*THE TASK:*
Each line of the material below that holds the word "this" needs to be copied.

*RECORDED DATA:*
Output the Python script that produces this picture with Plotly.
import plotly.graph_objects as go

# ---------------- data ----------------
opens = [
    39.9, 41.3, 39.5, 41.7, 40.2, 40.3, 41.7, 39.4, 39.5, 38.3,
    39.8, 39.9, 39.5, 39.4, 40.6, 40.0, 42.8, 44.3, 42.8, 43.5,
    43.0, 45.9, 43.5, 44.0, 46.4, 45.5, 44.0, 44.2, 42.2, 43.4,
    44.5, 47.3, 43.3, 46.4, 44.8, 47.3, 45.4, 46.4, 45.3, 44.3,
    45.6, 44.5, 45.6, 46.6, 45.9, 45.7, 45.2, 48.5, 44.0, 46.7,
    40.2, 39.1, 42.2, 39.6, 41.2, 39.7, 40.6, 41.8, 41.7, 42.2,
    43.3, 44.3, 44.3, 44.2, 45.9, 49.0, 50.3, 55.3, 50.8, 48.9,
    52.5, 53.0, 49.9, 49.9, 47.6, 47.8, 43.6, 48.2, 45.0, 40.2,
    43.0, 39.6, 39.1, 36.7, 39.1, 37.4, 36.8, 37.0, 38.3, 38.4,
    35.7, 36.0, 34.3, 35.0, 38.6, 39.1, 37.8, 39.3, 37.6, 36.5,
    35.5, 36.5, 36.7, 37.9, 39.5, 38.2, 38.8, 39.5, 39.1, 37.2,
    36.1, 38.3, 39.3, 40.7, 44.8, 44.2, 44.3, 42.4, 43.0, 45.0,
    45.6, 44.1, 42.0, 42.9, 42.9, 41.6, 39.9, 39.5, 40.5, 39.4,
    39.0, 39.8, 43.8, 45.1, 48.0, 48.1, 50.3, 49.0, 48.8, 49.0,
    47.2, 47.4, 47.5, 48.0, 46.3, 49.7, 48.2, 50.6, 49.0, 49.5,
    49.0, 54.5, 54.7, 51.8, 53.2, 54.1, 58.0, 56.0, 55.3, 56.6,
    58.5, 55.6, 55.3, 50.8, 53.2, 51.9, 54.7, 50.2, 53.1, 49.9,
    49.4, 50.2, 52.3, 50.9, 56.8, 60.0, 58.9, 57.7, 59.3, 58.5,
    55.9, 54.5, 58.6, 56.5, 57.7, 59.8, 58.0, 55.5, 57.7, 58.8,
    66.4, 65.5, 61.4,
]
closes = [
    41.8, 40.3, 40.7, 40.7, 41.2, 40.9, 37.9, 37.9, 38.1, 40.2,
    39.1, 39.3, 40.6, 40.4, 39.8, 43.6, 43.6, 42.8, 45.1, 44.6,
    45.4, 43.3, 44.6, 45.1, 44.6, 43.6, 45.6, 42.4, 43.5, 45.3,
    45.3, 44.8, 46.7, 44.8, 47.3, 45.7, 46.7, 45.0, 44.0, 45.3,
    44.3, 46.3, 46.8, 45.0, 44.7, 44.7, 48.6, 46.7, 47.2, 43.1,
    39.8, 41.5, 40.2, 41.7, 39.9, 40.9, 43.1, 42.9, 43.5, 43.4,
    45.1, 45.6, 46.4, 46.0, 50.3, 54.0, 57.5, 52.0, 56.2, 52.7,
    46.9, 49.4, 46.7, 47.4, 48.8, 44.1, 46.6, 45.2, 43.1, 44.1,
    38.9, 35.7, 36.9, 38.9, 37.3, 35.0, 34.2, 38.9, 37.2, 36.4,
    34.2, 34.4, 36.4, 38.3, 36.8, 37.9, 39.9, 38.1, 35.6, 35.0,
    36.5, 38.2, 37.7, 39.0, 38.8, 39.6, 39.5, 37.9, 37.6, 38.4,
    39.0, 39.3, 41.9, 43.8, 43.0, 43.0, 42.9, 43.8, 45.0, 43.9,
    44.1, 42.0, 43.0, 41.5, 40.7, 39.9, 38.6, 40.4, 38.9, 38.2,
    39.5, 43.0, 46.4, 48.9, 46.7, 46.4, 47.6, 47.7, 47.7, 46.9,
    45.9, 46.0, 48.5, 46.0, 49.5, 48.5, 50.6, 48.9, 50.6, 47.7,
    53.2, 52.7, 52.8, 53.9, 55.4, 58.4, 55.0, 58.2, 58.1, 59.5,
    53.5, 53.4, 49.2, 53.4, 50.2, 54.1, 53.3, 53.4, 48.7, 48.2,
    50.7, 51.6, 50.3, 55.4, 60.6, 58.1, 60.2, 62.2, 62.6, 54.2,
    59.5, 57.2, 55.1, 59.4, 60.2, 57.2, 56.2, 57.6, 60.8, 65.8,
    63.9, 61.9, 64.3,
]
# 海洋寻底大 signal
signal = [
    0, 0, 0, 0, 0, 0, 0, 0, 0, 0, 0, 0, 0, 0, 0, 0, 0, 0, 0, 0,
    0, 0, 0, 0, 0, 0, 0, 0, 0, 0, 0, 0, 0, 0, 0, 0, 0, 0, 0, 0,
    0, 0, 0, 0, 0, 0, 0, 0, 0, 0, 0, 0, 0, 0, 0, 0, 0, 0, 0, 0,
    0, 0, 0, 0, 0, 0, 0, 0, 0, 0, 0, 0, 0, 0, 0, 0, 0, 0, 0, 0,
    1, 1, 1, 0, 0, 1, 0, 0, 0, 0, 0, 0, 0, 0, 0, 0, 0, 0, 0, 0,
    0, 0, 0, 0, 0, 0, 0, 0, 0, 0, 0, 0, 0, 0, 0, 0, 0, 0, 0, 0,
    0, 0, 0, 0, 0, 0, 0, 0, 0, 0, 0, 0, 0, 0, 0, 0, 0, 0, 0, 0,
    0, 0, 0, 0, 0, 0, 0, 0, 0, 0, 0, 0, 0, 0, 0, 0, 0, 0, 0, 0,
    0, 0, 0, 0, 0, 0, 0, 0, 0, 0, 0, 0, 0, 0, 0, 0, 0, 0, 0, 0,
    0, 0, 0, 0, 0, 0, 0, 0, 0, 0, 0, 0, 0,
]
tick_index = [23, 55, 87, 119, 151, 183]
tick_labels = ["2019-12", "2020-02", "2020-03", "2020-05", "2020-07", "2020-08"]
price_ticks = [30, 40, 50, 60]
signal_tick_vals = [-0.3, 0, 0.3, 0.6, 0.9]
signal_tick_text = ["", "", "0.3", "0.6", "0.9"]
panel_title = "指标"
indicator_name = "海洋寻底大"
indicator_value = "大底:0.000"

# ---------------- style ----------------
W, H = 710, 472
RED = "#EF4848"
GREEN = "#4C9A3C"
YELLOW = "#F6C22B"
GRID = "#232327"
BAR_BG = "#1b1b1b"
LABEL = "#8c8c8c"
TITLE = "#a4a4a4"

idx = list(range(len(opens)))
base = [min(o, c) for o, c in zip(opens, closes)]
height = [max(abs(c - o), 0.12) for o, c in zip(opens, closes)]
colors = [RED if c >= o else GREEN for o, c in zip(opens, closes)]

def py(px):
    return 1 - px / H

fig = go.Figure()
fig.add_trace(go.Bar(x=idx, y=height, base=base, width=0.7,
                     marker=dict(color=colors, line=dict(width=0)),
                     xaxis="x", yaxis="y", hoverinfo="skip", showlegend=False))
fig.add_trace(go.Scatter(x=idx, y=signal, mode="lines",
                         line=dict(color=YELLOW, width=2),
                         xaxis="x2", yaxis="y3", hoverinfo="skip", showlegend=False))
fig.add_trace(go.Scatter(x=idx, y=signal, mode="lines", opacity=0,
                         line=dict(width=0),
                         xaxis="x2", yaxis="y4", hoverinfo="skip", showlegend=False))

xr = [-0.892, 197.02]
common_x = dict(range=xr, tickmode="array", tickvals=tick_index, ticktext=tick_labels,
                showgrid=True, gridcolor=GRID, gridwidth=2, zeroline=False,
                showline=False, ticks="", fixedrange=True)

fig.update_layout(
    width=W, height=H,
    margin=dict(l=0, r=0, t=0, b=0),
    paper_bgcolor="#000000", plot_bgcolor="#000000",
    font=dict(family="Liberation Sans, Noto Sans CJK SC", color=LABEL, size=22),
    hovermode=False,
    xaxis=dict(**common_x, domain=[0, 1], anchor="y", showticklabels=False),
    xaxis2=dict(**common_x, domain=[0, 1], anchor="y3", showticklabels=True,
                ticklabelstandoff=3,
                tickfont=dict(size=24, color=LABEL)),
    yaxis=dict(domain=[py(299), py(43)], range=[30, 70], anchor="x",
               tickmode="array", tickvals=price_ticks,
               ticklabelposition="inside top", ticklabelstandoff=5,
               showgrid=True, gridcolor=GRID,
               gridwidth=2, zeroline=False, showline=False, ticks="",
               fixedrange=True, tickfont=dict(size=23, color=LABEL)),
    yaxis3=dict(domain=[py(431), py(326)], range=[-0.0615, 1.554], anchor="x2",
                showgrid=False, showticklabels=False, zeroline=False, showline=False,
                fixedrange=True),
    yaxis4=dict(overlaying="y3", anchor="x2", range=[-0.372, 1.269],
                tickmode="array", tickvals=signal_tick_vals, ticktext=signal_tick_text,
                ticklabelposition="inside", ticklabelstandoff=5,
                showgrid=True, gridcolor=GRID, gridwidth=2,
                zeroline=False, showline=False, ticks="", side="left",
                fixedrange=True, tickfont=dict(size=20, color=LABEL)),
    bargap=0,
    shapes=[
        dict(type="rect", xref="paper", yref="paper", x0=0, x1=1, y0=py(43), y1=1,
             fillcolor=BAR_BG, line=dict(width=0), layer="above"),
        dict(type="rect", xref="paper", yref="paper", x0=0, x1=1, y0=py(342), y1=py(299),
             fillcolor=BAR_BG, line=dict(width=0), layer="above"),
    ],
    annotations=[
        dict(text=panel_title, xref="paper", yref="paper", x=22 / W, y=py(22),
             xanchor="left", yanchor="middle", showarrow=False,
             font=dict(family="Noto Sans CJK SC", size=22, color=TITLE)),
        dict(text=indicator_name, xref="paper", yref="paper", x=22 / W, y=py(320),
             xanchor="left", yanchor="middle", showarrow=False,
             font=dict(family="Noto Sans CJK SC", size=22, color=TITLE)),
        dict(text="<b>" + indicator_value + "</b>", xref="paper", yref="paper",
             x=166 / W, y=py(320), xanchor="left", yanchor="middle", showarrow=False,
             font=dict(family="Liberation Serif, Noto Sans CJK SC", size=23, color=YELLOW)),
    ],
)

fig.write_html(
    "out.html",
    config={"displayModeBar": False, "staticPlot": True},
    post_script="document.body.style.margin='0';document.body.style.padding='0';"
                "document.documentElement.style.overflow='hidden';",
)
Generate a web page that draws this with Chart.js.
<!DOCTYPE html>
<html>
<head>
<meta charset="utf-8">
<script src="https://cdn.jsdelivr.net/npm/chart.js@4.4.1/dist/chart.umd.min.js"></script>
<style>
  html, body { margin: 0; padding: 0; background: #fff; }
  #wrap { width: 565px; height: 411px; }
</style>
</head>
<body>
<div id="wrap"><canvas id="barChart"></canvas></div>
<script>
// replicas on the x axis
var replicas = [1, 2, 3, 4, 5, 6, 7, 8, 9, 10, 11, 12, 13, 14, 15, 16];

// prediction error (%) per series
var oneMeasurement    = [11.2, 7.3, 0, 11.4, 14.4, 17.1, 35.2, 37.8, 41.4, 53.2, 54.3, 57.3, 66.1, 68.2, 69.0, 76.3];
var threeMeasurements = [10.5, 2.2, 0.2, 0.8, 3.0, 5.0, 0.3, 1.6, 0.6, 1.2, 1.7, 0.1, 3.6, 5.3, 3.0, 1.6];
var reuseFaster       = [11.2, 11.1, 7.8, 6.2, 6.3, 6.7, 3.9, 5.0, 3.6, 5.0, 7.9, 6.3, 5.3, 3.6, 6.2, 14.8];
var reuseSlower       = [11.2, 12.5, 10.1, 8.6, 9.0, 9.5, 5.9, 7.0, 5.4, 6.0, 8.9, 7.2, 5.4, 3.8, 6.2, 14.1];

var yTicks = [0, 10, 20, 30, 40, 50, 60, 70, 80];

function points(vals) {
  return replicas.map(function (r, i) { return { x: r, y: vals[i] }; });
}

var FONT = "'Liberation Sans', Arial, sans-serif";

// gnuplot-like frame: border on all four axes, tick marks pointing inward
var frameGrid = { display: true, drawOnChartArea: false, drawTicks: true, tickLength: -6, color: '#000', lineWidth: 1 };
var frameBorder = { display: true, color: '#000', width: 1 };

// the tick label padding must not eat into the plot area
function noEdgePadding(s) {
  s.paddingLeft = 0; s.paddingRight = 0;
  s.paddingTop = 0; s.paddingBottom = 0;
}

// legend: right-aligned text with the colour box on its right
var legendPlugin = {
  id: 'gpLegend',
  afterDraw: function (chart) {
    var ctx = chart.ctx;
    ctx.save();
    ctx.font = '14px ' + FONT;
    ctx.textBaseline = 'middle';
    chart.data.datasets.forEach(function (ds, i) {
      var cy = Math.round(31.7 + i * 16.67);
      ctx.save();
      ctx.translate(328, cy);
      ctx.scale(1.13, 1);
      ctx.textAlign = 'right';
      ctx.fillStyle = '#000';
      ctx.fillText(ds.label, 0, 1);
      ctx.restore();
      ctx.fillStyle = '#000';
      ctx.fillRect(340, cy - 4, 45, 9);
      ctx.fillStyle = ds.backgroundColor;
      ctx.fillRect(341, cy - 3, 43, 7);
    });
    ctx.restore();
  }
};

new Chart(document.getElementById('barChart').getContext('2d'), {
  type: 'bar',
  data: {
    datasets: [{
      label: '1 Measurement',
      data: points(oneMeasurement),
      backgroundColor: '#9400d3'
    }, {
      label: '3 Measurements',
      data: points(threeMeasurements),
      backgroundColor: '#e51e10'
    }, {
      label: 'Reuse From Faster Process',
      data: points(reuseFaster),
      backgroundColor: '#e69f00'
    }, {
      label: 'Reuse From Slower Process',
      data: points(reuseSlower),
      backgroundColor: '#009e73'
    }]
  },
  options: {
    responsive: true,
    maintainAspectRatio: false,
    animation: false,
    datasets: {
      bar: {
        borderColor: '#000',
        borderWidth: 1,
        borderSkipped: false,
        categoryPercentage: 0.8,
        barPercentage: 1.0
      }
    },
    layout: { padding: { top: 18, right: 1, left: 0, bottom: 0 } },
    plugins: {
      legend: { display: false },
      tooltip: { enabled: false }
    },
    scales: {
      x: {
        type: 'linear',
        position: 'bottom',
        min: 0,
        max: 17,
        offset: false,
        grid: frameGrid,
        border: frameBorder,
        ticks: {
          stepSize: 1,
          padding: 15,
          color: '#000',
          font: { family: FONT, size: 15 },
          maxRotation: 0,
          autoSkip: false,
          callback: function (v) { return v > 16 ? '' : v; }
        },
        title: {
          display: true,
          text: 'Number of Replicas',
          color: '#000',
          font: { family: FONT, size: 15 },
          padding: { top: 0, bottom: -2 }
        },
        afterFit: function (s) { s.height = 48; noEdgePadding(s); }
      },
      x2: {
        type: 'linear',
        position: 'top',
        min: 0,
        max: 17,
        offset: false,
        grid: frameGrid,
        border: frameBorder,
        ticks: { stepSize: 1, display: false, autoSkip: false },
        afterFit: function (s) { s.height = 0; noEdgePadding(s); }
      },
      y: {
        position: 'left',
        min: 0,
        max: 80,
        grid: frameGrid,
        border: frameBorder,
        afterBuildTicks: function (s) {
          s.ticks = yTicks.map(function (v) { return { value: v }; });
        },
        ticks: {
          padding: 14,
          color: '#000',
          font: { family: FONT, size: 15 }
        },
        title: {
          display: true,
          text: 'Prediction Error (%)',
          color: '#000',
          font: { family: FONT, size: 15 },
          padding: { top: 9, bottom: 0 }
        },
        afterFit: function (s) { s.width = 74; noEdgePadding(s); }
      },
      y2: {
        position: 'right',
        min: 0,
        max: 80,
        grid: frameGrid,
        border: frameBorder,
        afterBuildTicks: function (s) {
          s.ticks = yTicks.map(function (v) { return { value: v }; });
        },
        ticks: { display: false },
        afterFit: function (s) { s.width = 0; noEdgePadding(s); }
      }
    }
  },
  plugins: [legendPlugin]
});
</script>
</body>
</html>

*THE COMPLETED TASK:*
Output the Python script that produces this picture with Plotly.
Generate a web page that draws this with Chart.js.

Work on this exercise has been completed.